Platon a dit dans sa Politique que, pour être heureux, les peuples devraient être gouvernés par des philosophes; ce mot rend bien l’esprit théocratique des hommes qui avaient remplacé, pour la Grèce, les castes sacerdotales de l’Orient. Mais Rousseau nous a montré que cette prétention n’est pas plus justifiée aujourd’hui qu’il y a vingt-trois siècles. La politique étant la science du relatif, non celle de l’absolu, et sa méthode, l’observation des faits sous la règle suprême de la justice, se combine mal avec les conceptions a priori qui font l’utopiste ou le sectaire. À notre tour, il faut traiter Platon comme lui-même traita Homère : le couronner de fleurs, répandre les parfums sur sa tête et le conduire hors de la cité dont il ne comprend pas les conditions d’existence. Un communisme idéalisé, un despotisme légal et vertueux, une théocratie philosophique, bien que ces mots jurent à côté l’un de l’autre, et les aberrations les plus étranges, parce qu’il confond l’état et la famille, voilà, en politique sociale, le dernier mot de l’homme qui fonda pourtant la philosophie spiritualiste et du théologien qui mérita l’admiration des pères de l’église.

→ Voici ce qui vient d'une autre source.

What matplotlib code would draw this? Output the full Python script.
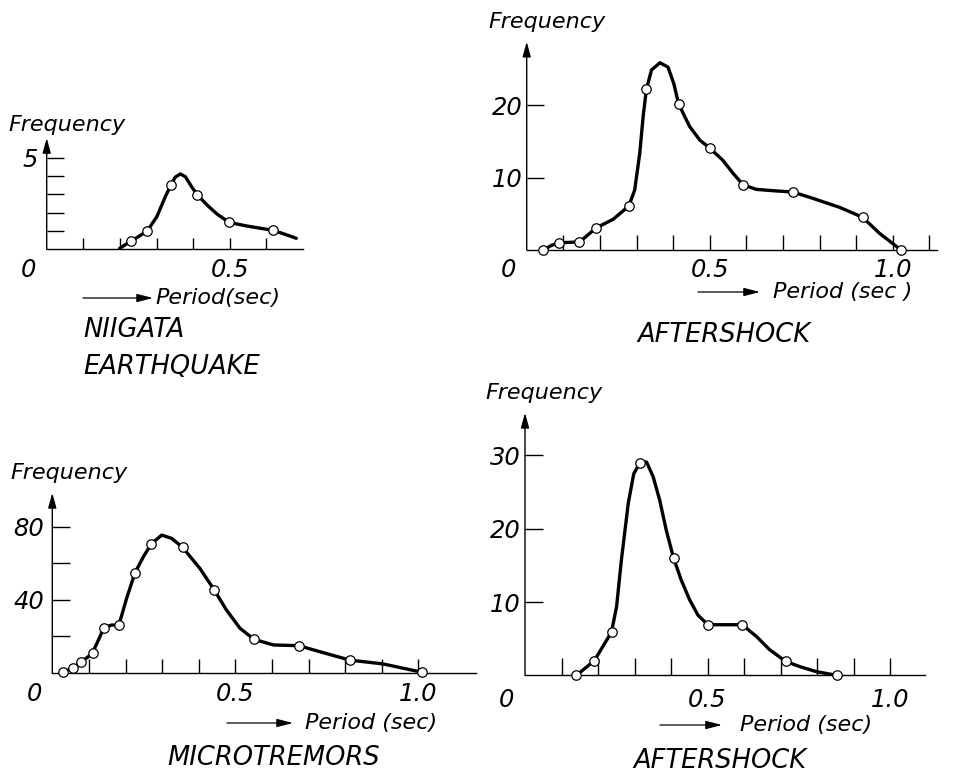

  1. Mais il faut ajouter que, dans ces deux dialogues, Platon élève bien au-dessus de l’amour vulgaire la passion qu’il faut avoir pour la beauté idéale, laquelle est en Dieu. La contemplation de la beauté éternelle est la conclusion du Banquet. Au VIIe livre des Lois, le dernier de ses écrits, il condamne énergiquement ce qu’on a appelé le vice grec, si commun dans les villes helléniques que la loi de Gortyne édicté la même peine contre la violence, quel que soit le sexe de la victime.